2019 May 1: Summer Vacation and Summer School
It is hard to believe the 2018-19 school year is almost over, and summer time is just around the corner. This week Mrs. Kathy Pelzel has some very interesting information regarding summer vacation, and RISD's summer school.
It is commonly believed that students had summer vacation a century ago in order to ensure their farming parents had the help they needed at home. This is actually incorrect. Throughout the 1800’s schools were open during the winter and summer because farm help was needed during spring planting and fall harvest. Our current tradition of summer vacation began in the 1930’s. The reasoning was experts at the time believed that the mental exertion of learning would cause brain injury if it was prolonged. Of course today we know this is not true but the tradition continues.
In today’s world a much greater number of families have both parents working full time. This makes summer vacation a struggle to provide childcare. Students, and low income students in particular, are more likely to be left in self care. This means a lot of screen time in front of a computer, tablet, or television. This leaves the students vulnerable to summer learning loss, boredom, and high risk behaviors. In fact today the need for summer education far outstrips the ability of school districts.
Studies show that students experience a loss of knowledge and skills over the summer break due to the lack of mental exercise. The effects are more significant for low income students which serves to widen the learning gap between low and high income students over time. Teachers lose a month of class time at the beginning of each academic year refreshing students on the things they have “forgotten” over the three month period. Some students don’t recover this knowledge as quickly as others so they struggle through the beginning of each school year.

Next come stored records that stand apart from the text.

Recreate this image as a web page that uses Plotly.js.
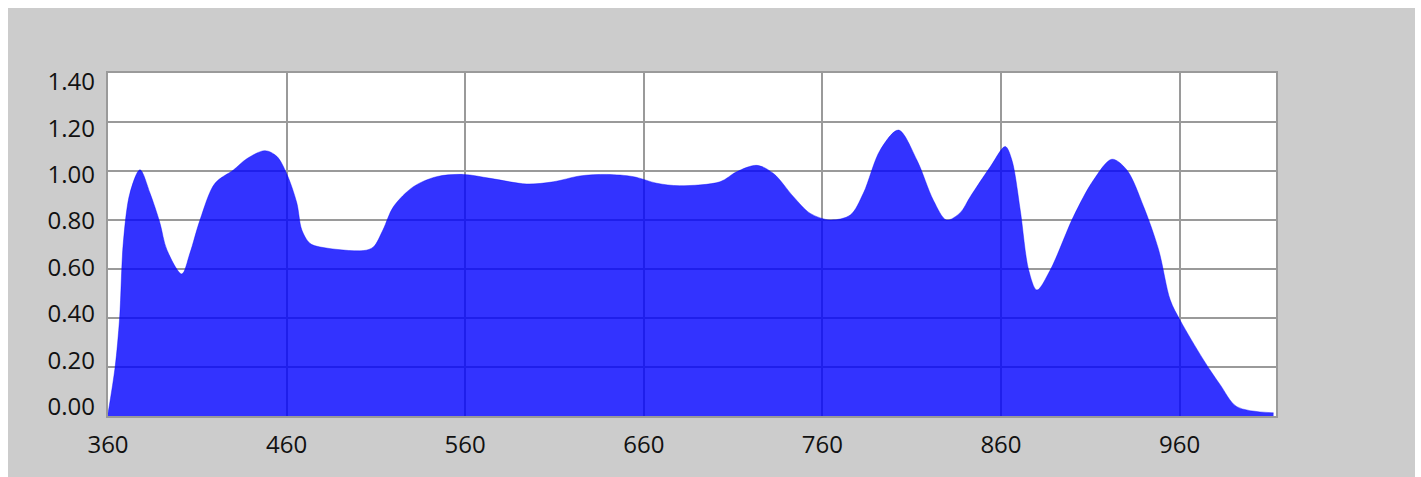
<!DOCTYPE html>
<html>
<head>
<meta charset="utf-8">
<script src="https://cdn.plot.ly/plotly-3.0.1.min.js"></script>
<style>
  html, body { margin: 0; padding: 0; background: #ffffff; }
  #chart { position: absolute; left: 8px; top: 8px; width: 1407px; height: 469px; }
</style>
</head>
<body>
<div id="chart"></div>
<script>
// Wavelength (nm)
const wavelengths = [
  360, 364, 366.5, 368.6, 372.3, 377.9, 383.5, 389, 392.9, 401.3,
  405.9, 411.5, 419.9, 430.2, 437.7, 447.9, 454.5, 460, 465.7, 468.5,
  473, 478.7, 503, 508.6, 514, 519.8, 531, 544, 559, 574,
  594.5, 609.4, 624.3, 639.3, 654.2, 667.3, 680, 702.7, 712, 723.3,
  732.6, 743.8, 753.2, 764.4, 775.6, 783, 792.4, 802.6, 812.9, 822.2,
  829.5, 837.2, 842.8, 854, 862.4, 866.1, 870.8, 875.5, 880.1, 887.6,
  900.6, 911.8, 922.1, 930.5, 939.9, 948.3, 954.8, 960.4, 973.5, 982.8,
  992.1, 1012.6
];
// Relative intensity
const intensity = [
  0.01, 0.20, 0.40, 0.71, 0.91, 1.005, 0.91, 0.79, 0.68, 0.58,
  0.665, 0.80, 0.95, 1.004, 1.05, 1.083, 1.06, 0.99, 0.87, 0.76,
  0.705, 0.69, 0.675, 0.69, 0.76, 0.854, 0.936, 0.977, 0.986, 0.97,
  0.947, 0.956, 0.98, 0.986, 0.977, 0.95, 0.94, 0.956, 0.997, 1.023,
  0.99, 0.895, 0.827, 0.80, 0.82, 0.91, 1.086, 1.167, 1.045, 0.88,
  0.80, 0.83, 0.895, 1.017, 1.10, 1.045, 0.84, 0.596, 0.514, 0.596,
  0.814, 0.963, 1.048, 1.004, 0.854, 0.678, 0.473, 0.39, 0.228, 0.127,
  0.038, 0.013
];
// Tick labels
const xTickVals = [360, 460, 560, 660, 760, 860, 960];
const xTickText = ['360', '460', '560', '660', '760', '860', '960'];
const yTickVals = [0, 0.2, 0.4, 0.6, 0.8, 1.0, 1.2, 1.4];
const yTickText = ['0.00', '0.20', '0.40', '0.60', '0.80', '1.00', '1.20', '1.40'];

const tickFont = { family: 'Open Sans, sans-serif', size: 24, color: '#111111' };

const traces = [
  {
    x: wavelengths,
    y: intensity,
    type: 'scatter',
    mode: 'lines',
    fill: 'tozeroy',
    fillcolor: 'rgba(0,0,255,0.8)',
    line: { color: 'rgba(0,0,255,0.8)', width: 0.5, shape: 'spline', smoothing: 0.9 },
    hoverinfo: 'x+y',
    showlegend: false
  },
  {
    x: wavelengths,
    y: intensity,
    type: 'scatter',
    mode: 'none',
    yaxis: 'y2',
    hoverinfo: 'skip',
    showlegend: false
  }
];

const layout = {
  width: 1407,
  height: 469,
  margin: { l: 100, r: 139, t: 65, b: 61 },
  paper_bgcolor: '#cccccc',
  plot_bgcolor: '#ffffff',
  showlegend: false,
  xaxis: {
    range: [360, 1014],
    tickvals: xTickVals,
    ticktext: xTickText,
    tickfont: tickFont,
    showgrid: true,
    gridcolor: '#9a9a9a',
    gridwidth: 2,
    zeroline: false,
    showline: true,
    linecolor: '#9a9a9a',
    linewidth: 2,
    mirror: true,
    ticks: '',
    ticklabelstandoff: 6
  },
  yaxis: {
    range: [0, 1.4],
    tickvals: yTickVals,
    showticklabels: false,
    showgrid: true,
    gridcolor: '#9a9a9a',
    gridwidth: 2,
    zeroline: false,
    showline: true,
    linecolor: '#9a9a9a',
    linewidth: 2,
    mirror: true,
    ticks: ''
  },
  yaxis2: {
    overlaying: 'y',
    side: 'left',
    range: [-0.040, 1.4375],
    tickvals: yTickVals,
    ticktext: yTickText,
    tickfont: tickFont,
    showgrid: false,
    zeroline: false,
    showline: false,
    ticks: '',
    ticklabelstandoff: 12
  }
};

Plotly.newPlot('chart', traces, layout, { staticPlot: true, displayModeBar: false });
</script>
</body>
</html>
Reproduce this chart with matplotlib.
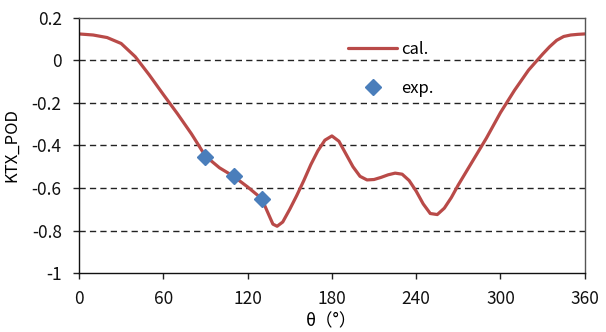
import matplotlib
matplotlib.use("Agg")
import matplotlib.pyplot as plt

plt.rcParams['font.family'] = ['Noto Sans CJK SC', 'DejaVu Sans']

# calculated curve (theta in degrees, KTX_POD)
cal_theta = [0, 10, 20, 30, 40, 50, 60, 70, 80, 90, 100, 110, 120, 130, 134, 138, 141, 145,
             150, 155, 160, 165, 170, 175, 180, 185, 190, 195, 200, 205, 210, 215, 220, 225,
             230, 235, 240, 245, 250, 255, 260, 265, 270, 280, 290, 300, 310, 320, 330, 335,
             340, 345, 350, 355, 360]
cal_val = [0.125, 0.12, 0.108, 0.08, 0.018, -0.068, -0.16, -0.25, -0.345, -0.45, -0.505,
           -0.545, -0.595, -0.65, -0.71, -0.77, -0.78, -0.76, -0.70, -0.635, -0.565, -0.49,
           -0.425, -0.375, -0.355, -0.38, -0.44, -0.50, -0.545, -0.562, -0.56, -0.55, -0.538,
           -0.53, -0.535, -0.565, -0.615, -0.675, -0.72, -0.725, -0.695, -0.645, -0.585,
           -0.475, -0.365, -0.245, -0.14, -0.045, 0.03, 0.065, 0.095, 0.113, 0.12, 0.123, 0.125]

# experimental points
exp_theta = [90, 110, 130]
exp_val = [-0.455, -0.542, -0.652]

x_ticks = [0, 60, 120, 180, 240, 300, 360]
y_ticks = [0.2, 0, -0.2, -0.4, -0.6, -0.8, -1]
y_tick_labels = ['0.2', '0', '-0.2', '-0.4', '-0.6', '-0.8', '-1']

fig = plt.figure(figsize=(6.06, 3.32), dpi=100)
ax = fig.add_axes([0.1304, 0.1777, 0.8346, 0.7681])

for yv in [0, -0.2, -0.4, -0.6, -0.8]:
    ax.axhline(yv, color='#222222', lw=1.0, ls=(0, (4.5, 3)), zorder=1)

ax.plot(cal_theta, cal_val, color='#B94A48', lw=2.3, label='cal.', zorder=2,
        solid_joinstyle='round', solid_capstyle='round')
ax.plot(exp_theta, exp_val, ls='none', marker='D', color='#4A7EBB', markersize=8.5,
        label='exp.', zorder=3)

ax.set_xlim(0, 360)
ax.set_ylim(-1, 0.2)
ax.set_xticks(x_ticks)
ax.set_yticks(y_ticks)
ax.set_yticklabels(y_tick_labels)
ax.tick_params(axis='both', labelsize=12.5, direction='out', length=4.5, width=1,
               colors='#222222', labelcolor='#111111')
ax.tick_params(axis='x', pad=8)
ax.tick_params(axis='y', pad=8)

for side in ['left', 'bottom']:
    ax.spines[side].set_color('#111111')
    ax.spines[side].set_linewidth(1.0)
for side in ['top', 'right']:
    ax.spines[side].set_color('#555555')
    ax.spines[side].set_linewidth(1.0)

ax.set_ylabel('KTX_POD', fontsize=12, labelpad=8)
ax.set_xlabel('θ（°）', fontsize=12.5, labelpad=3)

leg = ax.legend(loc='upper left', bbox_to_anchor=(0.503, 0.97), frameon=False,
                fontsize=12, labelspacing=1.35, handlelength=2.9, handletextpad=0.25)

fig.savefig('out.png', dpi=100)
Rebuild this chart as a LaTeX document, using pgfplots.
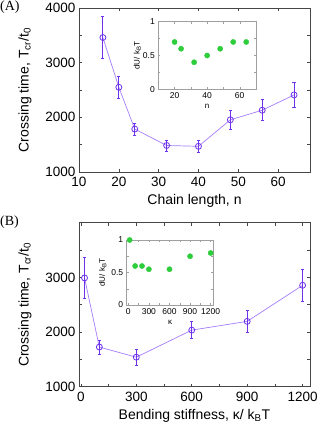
\documentclass[border=0pt]{standalone}
\usepackage{pgfplots}
\pgfplotsset{compat=1.18}
\usepackage{fontspec}
\setmainfont{Liberation Sans}
\newfontfamily\seriffont{Liberation Serif}
\definecolor{pline}{RGB}{165,125,250}
\definecolor{pmark}{RGB}{110,50,235}
\definecolor{gdot}{RGB}{45,205,60}
\definecolor{frame}{RGB}{70,70,70}

\pgfplotsset{
 mainax/.style={scale only axis, width=231pt, height=164pt, anchor=south west,
   axis line style={frame, line width=0.8pt}, tick style={frame, line width=0.6pt},
   tick align=inside, major tick length=3pt, minor tick length=3pt,
   ticklabel style={font=\fontsize{13.5}{14}\selectfont},
   xticklabel style={yshift=-2pt},
   label style={font=\fontsize{14}{15}\selectfont},
   /pgf/number format/assume math mode=true,
   /pgf/number format/1000 sep={},
   ymin=1000, ymax=4000, minor ytick={1500,2500,3500},
   ylabel style={at={(axis description cs:-0.234,0.5)}, anchor=center},
   xlabel style={at={(axis description cs:0.5,0)}, anchor=center, yshift=-29pt},
 },
 inax/.style={scale only axis, anchor=south west, axis background/.style={fill=white},
   axis line style={gray!75, line width=0.6pt}, tick style={gray!75, line width=0.4pt},
   tick align=inside, major tick length=2pt, minor tick length=2pt,
   ticklabel style={font=\fontsize{8.5}{9}\selectfont},
   label style={font=\fontsize{8}{9}\selectfont},
   /pgf/number format/assume math mode=true, /pgf/number format/1000 sep={},
   ymin=0, ymax=1, ytick={0,0.5,1}, minor ytick={0.25,0.75},
   yticklabel style={/pgf/number format/fixed},
   xlabel style={at={(axis description cs:0.5,0)}, anchor=center, yshift=-17pt},
 },
 lineplot/.style={pline, line width=0.7pt, no marks, forget plot},
 markplot/.style={only marks, pmark, mark=o, mark size=3pt, mark options={line width=0.8pt},
   error bars/.cd, y dir=both, y explicit, error mark=-,
   error mark options={pmark, line width=0.8pt, mark size=1.6pt, rotate=90},
   error bar style={pmark, line width=1.1pt}},
 dotplot/.style={only marks, gdot, mark=*, mark size=2.6pt, mark options={draw=gdot, fill=gdot}},
}

\pgfplotstableread{
n   t     e
16  3460  390
20  2550  200
24  1785  110
32  1485  100
40  1470  110
48  1955  180
56  2130  195
64  2410  230
}\dataA

\pgfplotstableread{
k    t     e
20   2990  380
100  1725  125
300  1540  150
600  2035  160
900  2195  200
1200 2855  290
}\dataB

\pgfplotstableread{
n   u
20  0.7
24  0.6
32  0.4
40  0.5
48  0.6
56  0.7
64  0.7
}\insA

\pgfplotstableread{
k    u
20   1.0
100  0.6
200  0.6
300  0.55
600  0.55
900  0.75
1200 0.8
}\insB

\begin{document}
\begin{tikzpicture}
\useasboundingbox (0,0) rectangle (323pt,429pt);

% Panel A
\begin{axis}[mainax, at={(79pt,257pt)},
  xmin=10, xmax=68, xtick={10,20,30,40,50,60},
  ytick={1000,2000,3000,4000},
  xlabel={Chain length, n},
  ylabel={Crossing time, T\textsubscript{cr}/t\textsubscript{0}}]
\addplot[lineplot] table[x=n, y=t] {\dataA};
\addplot[markplot] table[x=n, y=t, y error=e] {\dataA};
\end{axis}

\begin{axis}[inax, at={(158.3pt,339.7pt)}, width=97.7pt, height=67.6pt,
  xmin=10, xmax=70, xtick={20,40,60}, minor xtick={10,30,50,70},
  xlabel={n}, ylabel={dU/ k\textsubscript{B}T},
  ylabel style={at={(axis description cs:-0.215,0.5)}, anchor=center}]
\addplot[dotplot] table[x=n, y=u] {\insA};
\end{axis}

% Panel B
\begin{axis}[mainax, at={(79pt,42.3pt)},
  xmin=-10, xmax=1240, xtick={0,300,600,900,1200}, minor xtick={150,450,750,1050},
  ytick={1000,2000,3000},
  xlabel={Bending stiffness, κ/ k\textsubscript{B}T},
  ylabel={Crossing time, T\textsubscript{cr}/t\textsubscript{0}}]
\addplot[lineplot] table[x=k, y=t] {\dataB};
\addplot[markplot] table[x=k, y=t, y error=e] {\dataB};
\end{axis}

\begin{axis}[inax, at={(126.7pt,124pt)}, width=86.6pt, height=65pt,
  xmin=-23, xmax=1238, xtick={0,300,600,900,1200}, minor xtick={150,450,750,1050},
  xlabel={κ}, ylabel={dU/ k\textsubscript{B}T},
  ylabel style={at={(axis description cs:-0.277,0.5)}, anchor=center}]
\addplot[dotplot] table[x=k, y=u] {\insB};
\end{axis}

\node[anchor=north west, inner sep=0pt, font=\seriffont\fontsize{14}{15}\selectfont] at (0pt,428pt) {(A)};
\node[anchor=north west, inner sep=0pt, font=\seriffont\fontsize{14}{15}\selectfont] at (0pt,213pt) {(B)};
\end{tikzpicture}
\end{document}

RISD does offer summer education for our students. This time is used for credit recovery and remediation. For students who catch up to their peers during this time, it allows teachers to reinforce skills thereby minimizing the typical summer losses. High income students typically make slight gains in reading skills during the summer where low income students usually have a loss. Summer education programs allow students to close this gap and be fully prepared for the next school year.